Les partisans de Santa-Anna, qui s’agitent depuis longtemps pour préparer le retour de leur chef, ont senti que le moment était venu de tenter un effort suprême. Le clergé, qui a singulièrement souffert de la dernière révolution, s’est remué à son tour. M. Comonfort était un dictateur si peu expérimenté, qu’il n’a point vu que cette force militaire dont il venait de se servir pouvait elle-même d’un jour à l’autre se tourner contre lui. Le général Zuloaga a été un joueur plus habile à cette loterie des révolutions. Après avoir aidé le président à faire son coup d’état, il a essayé d’évincer M. Comonfort lui-même ; il a fait son pronunciamiento contre le dictateur qu’il venait de créer, et la guerre civile a éclaté à Mexico. C’est là le second acte du drame nouveau commencé à Tacubaya.
La lutte aurait été rude, si l’on en jugeait par sa durée et d’après les apparences ;
on s’est battu pendant plus de dix jours à Mexico. Il est vrai que
les armistices et les négociations ont joué un grand rôle dans ce conflit et
ont pris plus de temps que le combat lui-même. Malgré toutes leurs conférences
pour arriver au rétablissement de la paix, les deux partis ennemis
n’ont pu parvenir à s’entendre, les conditions faites au président étant trop
dures et équivalant à une abdication. Ce qui semble assez singulier, c’est
que le principal chef des prononcés, le général Zuloaga, pris un moment par
M. Comonfort, a été bientôt relâché, et a pu poursuivre plus que jamais les
hostilités. Le résultat a été que M. Comonfort, à peu près abandonné par les
partisans qui lui restaient, s’est hâté de se mettre en lieu sûr et s’est dirigé
vers les États-Unis, tandis que le général Zuloaga demeurait maître de la
place.

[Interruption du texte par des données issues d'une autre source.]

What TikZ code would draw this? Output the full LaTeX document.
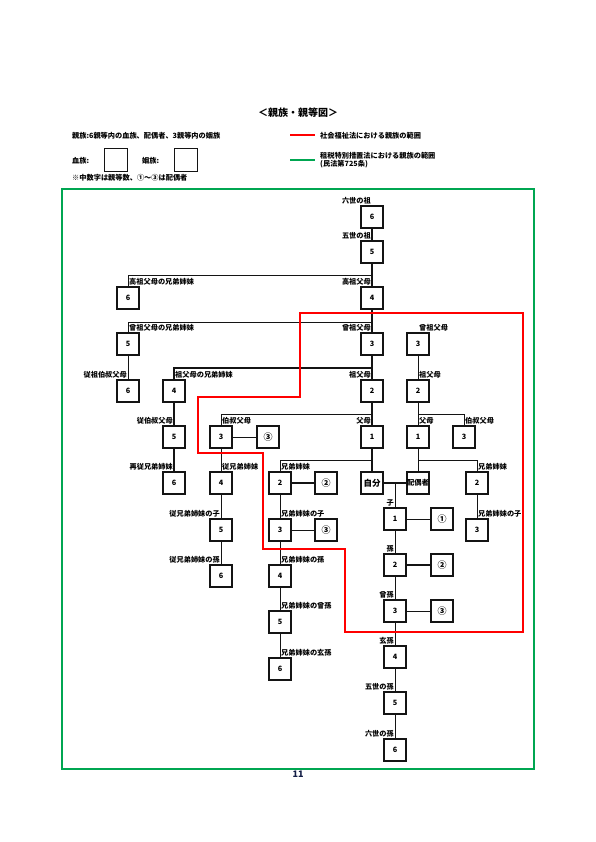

Le vainqueur s’est naturellement institué aussitôt président provisoire ;
il a nommé ses ministres, publié des proclamations, rétabli les juridictions
ecclésiastique et militaire, abrogé les lois relatives au clergé et aux
biens de l’église. Ces mesures indiquent suffisamment que le général Zuloaga
agit d’accord avec le parti conservateur, et dans ce cas la révolution de
Mexico semble un premier pas vers une restauration nouvelle de Santa-Anna.
Seulement Zuloaga, après avoir vaincu pour son compte, consentirat-il
à céder le pouvoir ? Ce n’est pas tout d’ailleurs. Tous les états du Mexique
sont en complète dissolution, et c’est à qui créera un gouvernement. Toutes
les troupes ne sont pas soumises au pouvoir nouveau. Un autre chef militaire,
le général Parrodi, s’est prononcé contre le mouvement de Mexico. Enfin
un dernier personnage, M. Juarez, en sa qualité de président de la cour suprême
de justice, revendique le pouvoir exécutif, qui lui appartiendrait d’après
la constitution, s’il y avait une constitution, en cas d’empêchement du
président légal ; M. Juarez a convoqué un congrès à Guanajuato, de sorte
que, tout compte fait, il y a trois ou quatre pouvoirs au Mexique, ou plutôt
il n’y a de pouvoir d’aucune espèce. Que sortira-t-il de ce chaos ? On ne peut
le dire assurément. Santa-Anna a pourtant des chances de remonter au sommet
d’où il est si souvent tombé ; quant au Mexique, il n’a plus que des
haltes dans la décomposition. ch. de mazade.